[E-Lang] Why Not Coroutines? (was: Deadlock-free [was
what is good about E?])
Mark S. Miller
markm@caplet.com
Thu, 19 Jul 2001 08:55:27 -0700
At 07:03 AM Thursday 7/19/01, Jonathan S. Shapiro wrote:
>> Dan Moniz writes:
>>
>> Those 2 web pages describe coroutines, but Mark is talking about
>> coroutine *threads* aka user or cooperative threads.

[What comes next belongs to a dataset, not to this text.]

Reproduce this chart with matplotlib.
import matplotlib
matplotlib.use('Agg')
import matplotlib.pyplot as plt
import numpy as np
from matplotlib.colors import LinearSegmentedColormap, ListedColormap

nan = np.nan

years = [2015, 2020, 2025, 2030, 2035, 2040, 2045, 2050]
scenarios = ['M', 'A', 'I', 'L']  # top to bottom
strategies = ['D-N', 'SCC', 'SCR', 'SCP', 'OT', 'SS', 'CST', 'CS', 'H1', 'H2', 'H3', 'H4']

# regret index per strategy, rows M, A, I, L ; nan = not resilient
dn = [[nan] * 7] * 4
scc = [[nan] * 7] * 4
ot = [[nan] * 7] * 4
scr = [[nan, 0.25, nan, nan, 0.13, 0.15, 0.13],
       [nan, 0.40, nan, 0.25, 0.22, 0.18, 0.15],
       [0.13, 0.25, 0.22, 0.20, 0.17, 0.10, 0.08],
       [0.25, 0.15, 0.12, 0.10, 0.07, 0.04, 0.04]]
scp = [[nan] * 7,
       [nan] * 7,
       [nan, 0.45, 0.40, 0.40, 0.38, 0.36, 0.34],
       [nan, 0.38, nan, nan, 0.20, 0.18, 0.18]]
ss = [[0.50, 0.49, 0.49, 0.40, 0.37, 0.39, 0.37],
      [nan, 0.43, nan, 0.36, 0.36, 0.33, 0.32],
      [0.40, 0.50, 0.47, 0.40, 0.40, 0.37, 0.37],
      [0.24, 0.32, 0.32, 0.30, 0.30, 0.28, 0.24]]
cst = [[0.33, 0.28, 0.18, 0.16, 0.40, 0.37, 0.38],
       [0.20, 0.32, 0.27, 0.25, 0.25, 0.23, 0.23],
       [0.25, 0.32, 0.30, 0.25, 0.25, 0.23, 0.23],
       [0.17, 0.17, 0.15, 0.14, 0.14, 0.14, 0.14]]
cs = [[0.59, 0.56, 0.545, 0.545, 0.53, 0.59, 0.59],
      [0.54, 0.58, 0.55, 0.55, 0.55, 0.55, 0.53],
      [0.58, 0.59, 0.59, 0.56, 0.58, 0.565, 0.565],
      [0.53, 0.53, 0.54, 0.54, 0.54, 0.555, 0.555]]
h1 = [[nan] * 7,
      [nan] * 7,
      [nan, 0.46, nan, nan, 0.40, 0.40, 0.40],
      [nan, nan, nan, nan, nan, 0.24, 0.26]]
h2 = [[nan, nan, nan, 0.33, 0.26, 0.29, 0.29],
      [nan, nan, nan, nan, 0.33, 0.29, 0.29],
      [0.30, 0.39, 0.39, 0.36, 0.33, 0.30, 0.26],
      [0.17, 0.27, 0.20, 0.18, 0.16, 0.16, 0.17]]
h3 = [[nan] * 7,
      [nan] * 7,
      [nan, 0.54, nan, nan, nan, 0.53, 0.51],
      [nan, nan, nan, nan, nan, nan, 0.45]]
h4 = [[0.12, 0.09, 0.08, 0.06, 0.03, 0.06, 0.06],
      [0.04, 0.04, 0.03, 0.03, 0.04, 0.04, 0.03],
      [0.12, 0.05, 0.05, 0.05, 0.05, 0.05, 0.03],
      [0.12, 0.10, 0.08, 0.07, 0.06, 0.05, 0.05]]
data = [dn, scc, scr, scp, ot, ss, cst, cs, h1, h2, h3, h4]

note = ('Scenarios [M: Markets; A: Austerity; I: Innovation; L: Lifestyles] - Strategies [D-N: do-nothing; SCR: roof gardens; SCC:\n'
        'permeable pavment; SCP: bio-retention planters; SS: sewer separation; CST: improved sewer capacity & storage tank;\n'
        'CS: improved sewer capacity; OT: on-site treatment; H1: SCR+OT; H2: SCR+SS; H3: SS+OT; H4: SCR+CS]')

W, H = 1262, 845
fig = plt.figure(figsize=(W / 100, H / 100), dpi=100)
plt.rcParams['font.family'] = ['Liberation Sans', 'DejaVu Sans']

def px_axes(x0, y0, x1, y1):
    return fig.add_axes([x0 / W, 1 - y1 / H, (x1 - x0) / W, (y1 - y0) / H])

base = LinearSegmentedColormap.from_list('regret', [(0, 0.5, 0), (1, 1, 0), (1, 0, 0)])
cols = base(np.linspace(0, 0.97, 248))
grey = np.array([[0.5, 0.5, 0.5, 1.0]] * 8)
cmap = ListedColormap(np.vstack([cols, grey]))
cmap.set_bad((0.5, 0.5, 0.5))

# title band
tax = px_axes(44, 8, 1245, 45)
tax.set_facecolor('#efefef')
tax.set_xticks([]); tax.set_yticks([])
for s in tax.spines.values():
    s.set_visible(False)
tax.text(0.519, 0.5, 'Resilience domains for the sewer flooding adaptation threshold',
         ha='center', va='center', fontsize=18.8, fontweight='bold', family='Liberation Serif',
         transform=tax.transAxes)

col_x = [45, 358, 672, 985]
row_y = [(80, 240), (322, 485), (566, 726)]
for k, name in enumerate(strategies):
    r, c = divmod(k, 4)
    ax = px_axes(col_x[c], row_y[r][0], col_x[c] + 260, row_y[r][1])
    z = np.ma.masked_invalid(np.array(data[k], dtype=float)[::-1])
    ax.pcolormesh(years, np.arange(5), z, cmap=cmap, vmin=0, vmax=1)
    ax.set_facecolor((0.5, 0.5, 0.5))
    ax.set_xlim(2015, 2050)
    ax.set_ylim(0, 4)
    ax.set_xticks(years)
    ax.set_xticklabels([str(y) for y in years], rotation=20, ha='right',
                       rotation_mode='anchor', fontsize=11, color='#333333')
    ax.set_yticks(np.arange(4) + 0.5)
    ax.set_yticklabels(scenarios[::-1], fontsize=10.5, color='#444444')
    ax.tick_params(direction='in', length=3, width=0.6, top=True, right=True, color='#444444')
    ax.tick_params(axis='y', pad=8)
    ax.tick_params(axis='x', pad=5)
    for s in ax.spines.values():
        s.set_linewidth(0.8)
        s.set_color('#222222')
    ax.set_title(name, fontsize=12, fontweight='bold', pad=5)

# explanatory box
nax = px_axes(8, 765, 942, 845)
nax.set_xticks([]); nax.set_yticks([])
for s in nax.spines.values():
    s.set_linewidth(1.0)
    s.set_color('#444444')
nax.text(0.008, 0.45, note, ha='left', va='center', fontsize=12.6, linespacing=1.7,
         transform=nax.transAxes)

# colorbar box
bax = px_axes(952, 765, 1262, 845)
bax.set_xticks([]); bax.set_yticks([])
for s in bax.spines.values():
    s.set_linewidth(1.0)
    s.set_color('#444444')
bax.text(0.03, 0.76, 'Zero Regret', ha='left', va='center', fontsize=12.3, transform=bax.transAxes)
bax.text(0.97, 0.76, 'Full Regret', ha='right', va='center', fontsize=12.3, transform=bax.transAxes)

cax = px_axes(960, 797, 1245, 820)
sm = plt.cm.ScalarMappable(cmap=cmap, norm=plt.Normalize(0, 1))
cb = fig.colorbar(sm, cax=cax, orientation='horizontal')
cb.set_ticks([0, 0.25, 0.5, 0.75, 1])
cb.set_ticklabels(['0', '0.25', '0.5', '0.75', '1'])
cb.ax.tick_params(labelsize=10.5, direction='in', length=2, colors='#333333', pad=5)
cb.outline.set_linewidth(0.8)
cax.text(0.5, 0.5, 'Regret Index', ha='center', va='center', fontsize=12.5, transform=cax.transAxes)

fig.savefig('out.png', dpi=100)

>> Different things. Eg, unless I'm really missing something, one cannot
>> have one coroutine blocked on I/O while another coroutine is busy.
>
>We are running into a fundamental confusion about the meaning of the term
>"thread".
This is just too amusing a correction to pass up. There's yet another
meaning of thread, which is the email thread, in which there are also
several assumptions in the air, twisting around each other, that can get
confused with each other. In particular, Richard wrote the above paragraph
after including quotes from Dan and myself. More accurate would be:
At 11:03 PM Wednesday 7/18/01, Richard wrote:
>Dan Moniz writes:
>>[...]
>
>Those 2 web pages describe coroutines, but Mark is talking about
>coroutine *threads* aka user or cooperative threads.
>Different things. Eg, unless I'm really missing something, one cannot
>have one coroutine blocked on I/O while another coroutine is busy.